It is not uncommon for separated parents to seek to finalise parenting arrangements by way of orders issued by the Court. Those orders can be made by agreement (consent orders) or can be the subject of a final decision by the Court. However, circumstances of families and the needs of their children change. As children grow, so does their ability to have input into their care arrangements. Often, parenting orders are made when children are young, and while parents may have done their best to make these arrangements suit their family into the future, changes to the family’s circumstances may result in the need for parents to revisit the arrangement at a later time.

If “final” parenting orders are in place, then how can they be changed?

Importantly, parenting orders can always be changed by agreement between the parties to those orders. However, if there is no agreement about what changes can be made, an application to the Court is required.

As a general rule, parents who have final parenting orders (whether originally entered into by agreement or after a Court determination) are required to sufficiently establish a significant change in circumstances from those that existed at the time the original parenting order was made, in order to warrant the Court re-visiting the matter.

This principle is commonly referred to as the rule in Rice & Asplund, a 1979 decision of the Full Court. This rule was most recently considered by the Full Court in the decision of Searson & Searson [2017] FamCAFC 119. In that case, the Full Court of the Family Court of Australia considered the extent to which circumstances need to have changed in order for the Court to reconsider a parenting matter.

In this case, the mother made an application to the Court to vary final parenting orders that had been made 15 months prior. The mother’s application sought orders that would permit her to relocate with her three children from Melbourne (where she, the father and their children had resided prior to separation and at the time the original orders were made) to south-east Queensland, to live with her partner and improve her financial position. The husband opposed the application, on the basis that the mother was in a relationship with her partner at the time of the original trial. Given that her partner resided in south- east Queensland at that time, there had been no sufficient change in her circumstances. The father also argued that the mother was in “dire” financial circumstances at the time of the trial and her current “dire” circumstances did not represent a change in circumstances.

The mother’s evidence rebuked this, stating that while she was in a committed relationship with her partner at the time the original orders were made, the relationship was in its infancy stage, and she did not foresee her partner having a role in the day to day care of her children as they were proceeding cautiously with their relationship. The mother’s evidence surmised that the relationship had matured since the original orders were made, and that the mother and her partner now wished to share a home, progress their relationship further by starting a family and providing siblings for the mother’s three children. Given the mother’s age of 41, her evidence argued that she had limited time to start a family with her partner and that they wanted to progress this part of their relationship as soon as possible.

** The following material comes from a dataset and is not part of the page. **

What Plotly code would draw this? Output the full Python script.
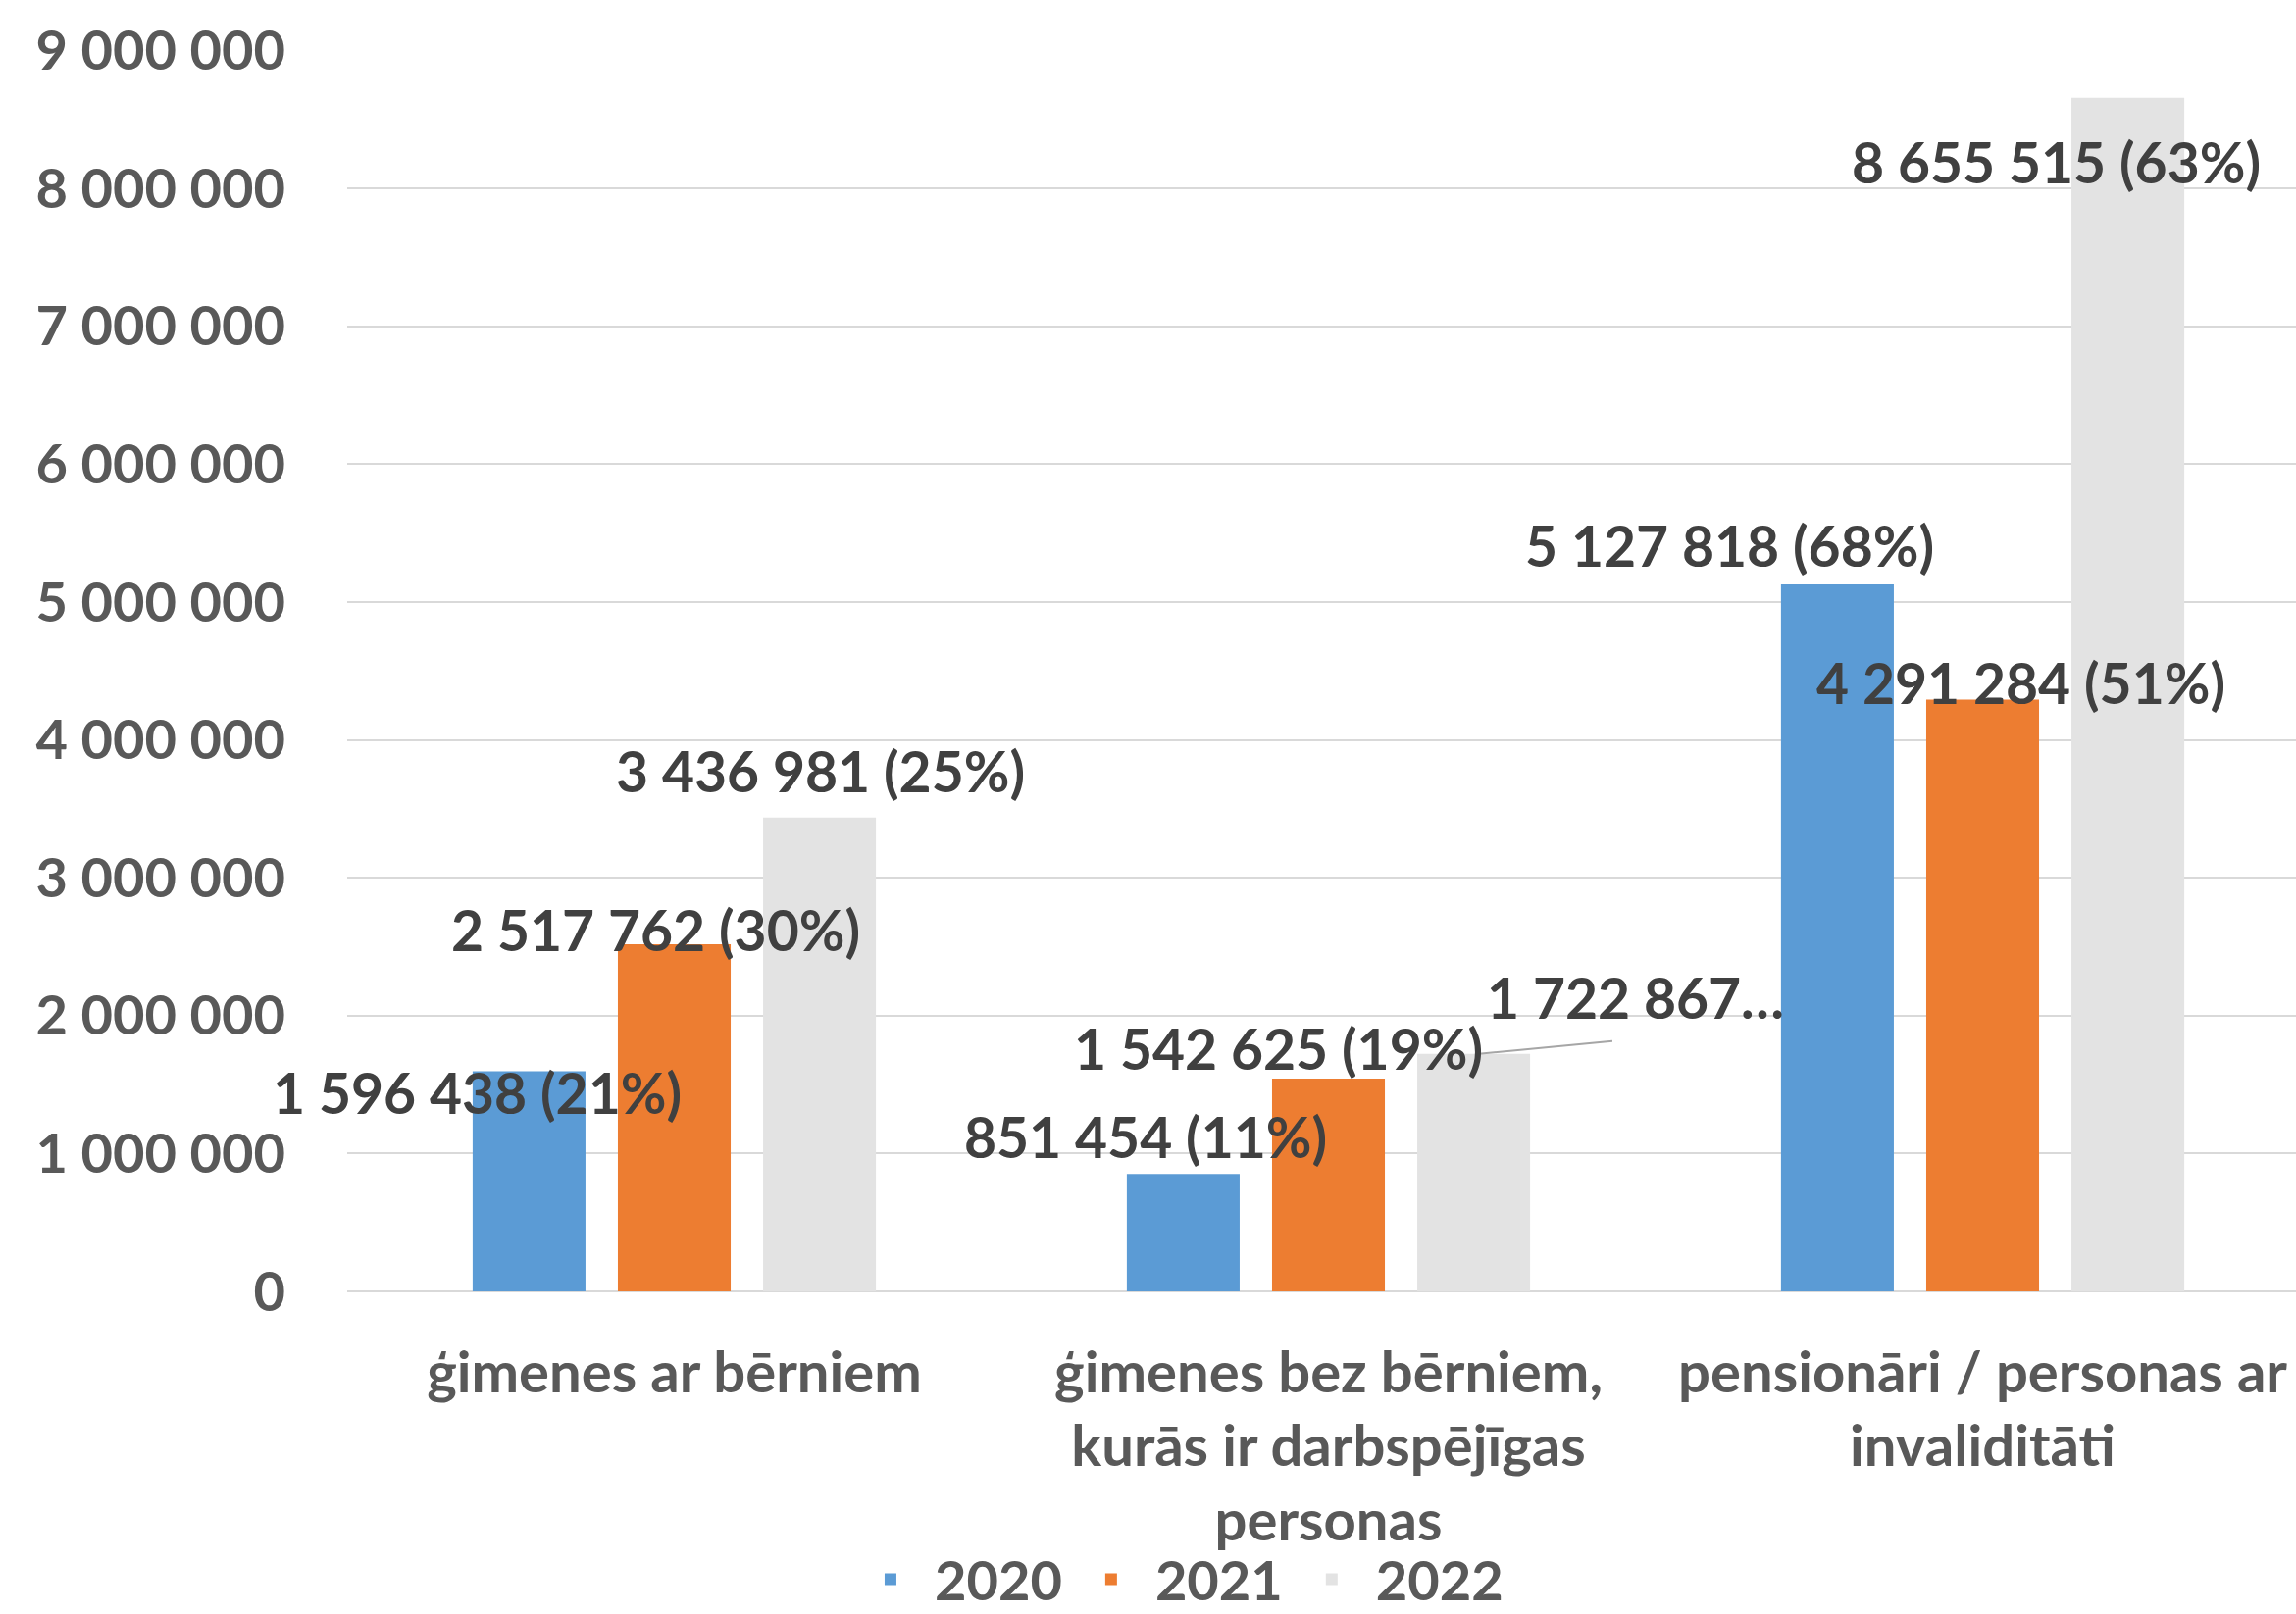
import plotly.graph_objects as go

categories = [
    "ģimenes ar bērniem",
    "ģimenes bez bērniem,<br>kurās ir darbspējīgas<br>personas",
    "pensionāri / personas ar<br>invaliditāti",
]
years = ["2020", "2021", "2022"]
values_2020 = [1596438, 851454, 5127818]
values_2021 = [2517762, 1542625, 4291284]
values_2022 = [3436981, 1722867, 8655515]
pct_2020 = [21, 11, 68]
pct_2021 = [30, 19, 51]
pct_2022 = [25, 19, 63]
y_ticks = [0, 1000000, 2000000, 3000000, 4000000, 5000000, 6000000, 7000000, 8000000, 9000000]

colors = ["#5B9BD5", "#ED7D31", "#E3E3E3"]
FONT = "Lato"
TXT = "#404040"
AX = "#595959"

series = [values_2020, values_2021, values_2022]
pcts = [pct_2020, pct_2021, pct_2022]

fig = go.Figure()
idx = list(range(len(categories)))
for name, vals, col in zip(years, series, colors):
    fig.add_trace(go.Bar(x=idx, y=vals, name=name, marker=dict(color=col, line=dict(width=0))))

def fmt(v):
    return f"{v:,}".replace(",", " ")

# label offsets (category units) and label heights, as placed manually in the original
label_dx = [
    [-0.302, 0.720 - 1, 1.613 - 2],
    [-0.029, 0.924 - 1, 2.058 - 2],
    [0.224, 1.470 - 1, 2.112 - 2],
]
label_y = [
    [1443000, 1125000, 5413000],
    [2621000, 1762000, 4415000],
    [3778000, 2133000, 8193000],
]
annotations = []
for s in range(3):
    for c in range(3):
        txt = f"{fmt(series[s][c])} ({pcts[s][c]}%)"
        if s == 2 and c == 1:
            txt = f"{fmt(series[s][c])}…"
        annotations.append(dict(
            x=c + label_dx[s][c], y=label_y[s][c], xref="x", yref="y",
            text=txt, showarrow=False, xanchor="center", yanchor="middle",
            font=dict(family=FONT, size=57, color=TXT, weight="bold"),
        ))

shapes = [dict(type="line", xref="x", yref="y",
               x0=1.230, y0=values_2022[1], x1=1.434, y1=1815000,
               line=dict(color="#A6A6A6", width=2))]

fig.update_layout(
    width=2341, height=1646,
    margin=dict(l=354, r=0, t=51, b=329, autoexpand=False),
    paper_bgcolor="white", plot_bgcolor="white",
    barmode="group", bargap=0.334, bargroupgap=0.223,
    separators=". ",
    font=dict(family=FONT, size=54, color=AX, weight="bold"),
    showlegend=True,
    legend=dict(orientation="h", x=0.426, y=-0.232, xanchor="center", yanchor="middle",
                bgcolor="rgba(0,0,0,0)",
                font=dict(family=FONT, size=56, color=AX, weight="bold"), itemwidth=80, tracegroupgap=0),
    annotations=annotations,
    shapes=shapes,
)
fig.update_xaxes(
    tickmode="array", tickvals=idx, ticktext=categories,
    range=[-0.5, 2.479], showgrid=False, zeroline=False, automargin=False,
    showline=False, ticks="", ticklabelstandoff=44,
    tickfont=dict(family=FONT, size=58, color=AX, weight="bold"),
)
fig.update_yaxes(
    range=[0, 9003000], tickvals=y_ticks, tickformat=",d", automargin=False,
    showgrid=True, gridcolor="#D9D9D9", gridwidth=2,
    zeroline=True, zerolinecolor="#D9D9D9", zerolinewidth=2,
    showline=False, ticks="", ticklabelstandoff=62,
    tickfont=dict(family=FONT, size=56, color=AX, weight="bold"),
)

fig.write_html("out.html", config={"displayModeBar": False},
               post_script="document.body.style.margin='0';document.body.style.overflow='hidden';")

The mother also cited significant financial and personal pressures she had experienced since the orders were made. Her evidence was that, at the time the original orders were made, she had an expectation that the father would pay child support, and that she would obtain local full time work that would allow her to directly care for children before and after school. However, her evidence showed that she did not obtain local employment and, as a result of the father’s sporadic employment status and low child support payments, the mother needed to work three separate jobs in order to meet the family expenses and was required to seek the assistance of family members and paid care providers to assist her with caring for her children. Accordingly, the mother argued that if she was permitted to relocate with the children to south east Queensland, her financial pressure would be reduced by sharing expenses and child care commitments with her partner.

At first instance, the trial Judge dealt with the Rice & Asplund rule as a preliminary issue and agreed with the father, finding that the mother was raising something now which she ought to have raised previously. The circumstances now were materially identical to the circumstances in existence at the time the final orders were made 15 months earlier. Accordingly, the Court determined that no significant changes had occurred in the mother’s circumstances to warrant the Court re-visiting the matter.

On appeal, the Court determined that the circumstances relevant to the co-parenting relationship between the mother and father had changed since the original orders were made and could not have been contemplated at the time of the original order. The Court also determined that those changes identified by the mother were substantial, including the change in nature of her relationship with her present partner, and her desire to expand her family.

In its decision, the Full Court noted that the rule in Rice & Asplund was practically designed to avoid endless litigation based on the same or similar facts, and to avoid the harm that such litigation can do to families. However, the Full Court indicated that, in determining whether there has been a change of circumstances sufficient to enliven the Court’s jurisdiction to change the orders, the Court must consider whether the basis or circumstances upon which the first order was made have ceased to exist or broken down in some way and if so, to what extent. In this case, the original orders were predicated on an arrangement where the parties lived in close proximity to one another in a co-parenting environment in Melbourne. The Full Court accepted evidence that indicated the basis for the original order no longer existed in light of the significant changes in the co-parenting relationship between the mother and father, and the mother’s application to relocate to south east Queensland.

Summary

While “final” parenting orders can be made by the Court, those orders are never truly “final” as in appropriate cases, parents can approach the Court to request a change in the arrangements, provided there has been a significant change in circumstances. While our lives become more complex, work commitments more fluid, and new relationships are entered into, it is comforting to know that separated parents have the option to ask the Court to vary parenting orders to better accommodate their various transitions if it is in the best interests of their children.